## Start Entries supplied

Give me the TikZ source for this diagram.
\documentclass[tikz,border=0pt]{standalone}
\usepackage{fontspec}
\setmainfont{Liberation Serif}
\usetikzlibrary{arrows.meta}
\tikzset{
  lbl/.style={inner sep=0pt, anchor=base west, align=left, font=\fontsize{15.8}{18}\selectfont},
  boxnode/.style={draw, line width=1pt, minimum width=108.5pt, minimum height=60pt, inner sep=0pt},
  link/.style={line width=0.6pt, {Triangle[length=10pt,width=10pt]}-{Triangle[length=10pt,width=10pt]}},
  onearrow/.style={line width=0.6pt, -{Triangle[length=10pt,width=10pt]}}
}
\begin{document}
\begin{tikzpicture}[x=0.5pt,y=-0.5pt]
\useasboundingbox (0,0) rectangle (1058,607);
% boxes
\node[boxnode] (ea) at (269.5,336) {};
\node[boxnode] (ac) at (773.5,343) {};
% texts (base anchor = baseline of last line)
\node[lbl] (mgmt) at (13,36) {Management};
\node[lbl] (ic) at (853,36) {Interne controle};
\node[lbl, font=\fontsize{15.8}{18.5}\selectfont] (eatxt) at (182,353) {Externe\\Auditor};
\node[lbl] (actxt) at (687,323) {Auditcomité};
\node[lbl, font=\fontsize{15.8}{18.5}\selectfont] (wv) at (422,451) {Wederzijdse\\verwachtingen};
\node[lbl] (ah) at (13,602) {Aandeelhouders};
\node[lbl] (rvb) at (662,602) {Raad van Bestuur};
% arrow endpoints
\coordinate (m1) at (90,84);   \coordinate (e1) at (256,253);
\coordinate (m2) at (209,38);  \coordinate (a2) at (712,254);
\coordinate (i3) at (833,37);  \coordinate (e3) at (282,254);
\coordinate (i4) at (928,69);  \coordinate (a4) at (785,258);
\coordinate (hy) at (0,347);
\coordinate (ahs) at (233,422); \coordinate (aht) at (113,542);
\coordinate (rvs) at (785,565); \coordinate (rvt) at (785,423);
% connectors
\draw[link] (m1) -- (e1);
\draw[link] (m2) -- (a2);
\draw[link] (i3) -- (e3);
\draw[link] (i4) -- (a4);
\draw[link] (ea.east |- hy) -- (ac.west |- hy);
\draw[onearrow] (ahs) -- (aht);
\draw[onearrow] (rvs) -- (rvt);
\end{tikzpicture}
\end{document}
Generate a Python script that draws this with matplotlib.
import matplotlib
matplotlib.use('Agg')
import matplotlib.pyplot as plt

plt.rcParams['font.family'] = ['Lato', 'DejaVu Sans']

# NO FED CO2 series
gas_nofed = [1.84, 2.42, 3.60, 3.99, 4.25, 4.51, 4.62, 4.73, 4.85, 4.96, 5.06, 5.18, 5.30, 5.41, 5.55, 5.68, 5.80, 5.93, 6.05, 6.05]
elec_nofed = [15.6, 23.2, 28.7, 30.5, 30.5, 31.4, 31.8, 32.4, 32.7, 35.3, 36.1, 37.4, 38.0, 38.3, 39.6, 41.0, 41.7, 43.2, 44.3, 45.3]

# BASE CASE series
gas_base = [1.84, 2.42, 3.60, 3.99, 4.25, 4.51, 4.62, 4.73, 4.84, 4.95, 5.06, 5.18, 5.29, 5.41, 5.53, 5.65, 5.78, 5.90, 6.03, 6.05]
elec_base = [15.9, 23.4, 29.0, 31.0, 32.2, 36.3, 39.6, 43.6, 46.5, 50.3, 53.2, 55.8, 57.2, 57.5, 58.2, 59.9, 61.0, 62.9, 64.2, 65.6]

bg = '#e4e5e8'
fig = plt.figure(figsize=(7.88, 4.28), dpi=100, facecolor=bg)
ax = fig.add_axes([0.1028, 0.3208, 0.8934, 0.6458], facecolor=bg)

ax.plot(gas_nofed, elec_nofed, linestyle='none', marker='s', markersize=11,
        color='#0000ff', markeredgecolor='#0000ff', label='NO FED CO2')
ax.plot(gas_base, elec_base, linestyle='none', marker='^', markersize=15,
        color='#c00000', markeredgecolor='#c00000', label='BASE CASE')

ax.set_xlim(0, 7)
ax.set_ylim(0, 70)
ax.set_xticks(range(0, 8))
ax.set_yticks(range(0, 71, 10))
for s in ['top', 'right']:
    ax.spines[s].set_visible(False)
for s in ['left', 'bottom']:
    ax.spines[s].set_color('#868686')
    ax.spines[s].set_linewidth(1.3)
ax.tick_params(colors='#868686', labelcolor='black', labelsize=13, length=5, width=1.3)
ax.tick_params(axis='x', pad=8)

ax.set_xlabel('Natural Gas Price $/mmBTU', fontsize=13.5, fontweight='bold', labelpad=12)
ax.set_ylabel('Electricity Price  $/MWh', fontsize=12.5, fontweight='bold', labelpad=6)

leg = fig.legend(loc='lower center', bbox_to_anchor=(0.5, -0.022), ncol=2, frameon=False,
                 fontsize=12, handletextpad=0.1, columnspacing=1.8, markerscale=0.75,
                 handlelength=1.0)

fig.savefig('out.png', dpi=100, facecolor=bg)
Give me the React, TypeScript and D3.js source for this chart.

## End Entries supplied

#### [Given problem]
Reproduce every line above without error.

#### [Full response]
Give me the TikZ source for this diagram.
\documentclass[tikz,border=0pt]{standalone}
\usepackage{fontspec}
\setmainfont{Liberation Serif}
\usetikzlibrary{arrows.meta}
\tikzset{
  lbl/.style={inner sep=0pt, anchor=base west, align=left, font=\fontsize{15.8}{18}\selectfont},
  boxnode/.style={draw, line width=1pt, minimum width=108.5pt, minimum height=60pt, inner sep=0pt},
  link/.style={line width=0.6pt, {Triangle[length=10pt,width=10pt]}-{Triangle[length=10pt,width=10pt]}},
  onearrow/.style={line width=0.6pt, -{Triangle[length=10pt,width=10pt]}}
}
\begin{document}
\begin{tikzpicture}[x=0.5pt,y=-0.5pt]
\useasboundingbox (0,0) rectangle (1058,607);
% boxes
\node[boxnode] (ea) at (269.5,336) {};
\node[boxnode] (ac) at (773.5,343) {};
% texts (base anchor = baseline of last line)
\node[lbl] (mgmt) at (13,36) {Management};
\node[lbl] (ic) at (853,36) {Interne controle};
\node[lbl, font=\fontsize{15.8}{18.5}\selectfont] (eatxt) at (182,353) {Externe\\Auditor};
\node[lbl] (actxt) at (687,323) {Auditcomité};
\node[lbl, font=\fontsize{15.8}{18.5}\selectfont] (wv) at (422,451) {Wederzijdse\\verwachtingen};
\node[lbl] (ah) at (13,602) {Aandeelhouders};
\node[lbl] (rvb) at (662,602) {Raad van Bestuur};
% arrow endpoints
\coordinate (m1) at (90,84);   \coordinate (e1) at (256,253);
\coordinate (m2) at (209,38);  \coordinate (a2) at (712,254);
\coordinate (i3) at (833,37);  \coordinate (e3) at (282,254);
\coordinate (i4) at (928,69);  \coordinate (a4) at (785,258);
\coordinate (hy) at (0,347);
\coordinate (ahs) at (233,422); \coordinate (aht) at (113,542);
\coordinate (rvs) at (785,565); \coordinate (rvt) at (785,423);
% connectors
\draw[link] (m1) -- (e1);
\draw[link] (m2) -- (a2);
\draw[link] (i3) -- (e3);
\draw[link] (i4) -- (a4);
\draw[link] (ea.east |- hy) -- (ac.west |- hy);
\draw[onearrow] (ahs) -- (aht);
\draw[onearrow] (rvs) -- (rvt);
\end{tikzpicture}
\end{document}
Generate a Python script that draws this with matplotlib.
import matplotlib
matplotlib.use('Agg')
import matplotlib.pyplot as plt

plt.rcParams['font.family'] = ['Lato', 'DejaVu Sans']

# NO FED CO2 series
gas_nofed = [1.84, 2.42, 3.60, 3.99, 4.25, 4.51, 4.62, 4.73, 4.85, 4.96, 5.06, 5.18, 5.30, 5.41, 5.55, 5.68, 5.80, 5.93, 6.05, 6.05]
elec_nofed = [15.6, 23.2, 28.7, 30.5, 30.5, 31.4, 31.8, 32.4, 32.7, 35.3, 36.1, 37.4, 38.0, 38.3, 39.6, 41.0, 41.7, 43.2, 44.3, 45.3]

# BASE CASE series
gas_base = [1.84, 2.42, 3.60, 3.99, 4.25, 4.51, 4.62, 4.73, 4.84, 4.95, 5.06, 5.18, 5.29, 5.41, 5.53, 5.65, 5.78, 5.90, 6.03, 6.05]
elec_base = [15.9, 23.4, 29.0, 31.0, 32.2, 36.3, 39.6, 43.6, 46.5, 50.3, 53.2, 55.8, 57.2, 57.5, 58.2, 59.9, 61.0, 62.9, 64.2, 65.6]

bg = '#e4e5e8'
fig = plt.figure(figsize=(7.88, 4.28), dpi=100, facecolor=bg)
ax = fig.add_axes([0.1028, 0.3208, 0.8934, 0.6458], facecolor=bg)

ax.plot(gas_nofed, elec_nofed, linestyle='none', marker='s', markersize=11,
        color='#0000ff', markeredgecolor='#0000ff', label='NO FED CO2')
ax.plot(gas_base, elec_base, linestyle='none', marker='^', markersize=15,
        color='#c00000', markeredgecolor='#c00000', label='BASE CASE')

ax.set_xlim(0, 7)
ax.set_ylim(0, 70)
ax.set_xticks(range(0, 8))
ax.set_yticks(range(0, 71, 10))
for s in ['top', 'right']:
    ax.spines[s].set_visible(False)
for s in ['left', 'bottom']:
    ax.spines[s].set_color('#868686')
    ax.spines[s].set_linewidth(1.3)
ax.tick_params(colors='#868686', labelcolor='black', labelsize=13, length=5, width=1.3)
ax.tick_params(axis='x', pad=8)

ax.set_xlabel('Natural Gas Price $/mmBTU', fontsize=13.5, fontweight='bold', labelpad=12)
ax.set_ylabel('Electricity Price  $/MWh', fontsize=12.5, fontweight='bold', labelpad=6)

leg = fig.legend(loc='lower center', bbox_to_anchor=(0.5, -0.022), ncol=2, frameon=False,
                 fontsize=12, handletextpad=0.1, columnspacing=1.8, markerscale=0.75,
                 handlelength=1.0)

fig.savefig('out.png', dpi=100, facecolor=bg)
Give me the React, TypeScript and D3.js source for this chart.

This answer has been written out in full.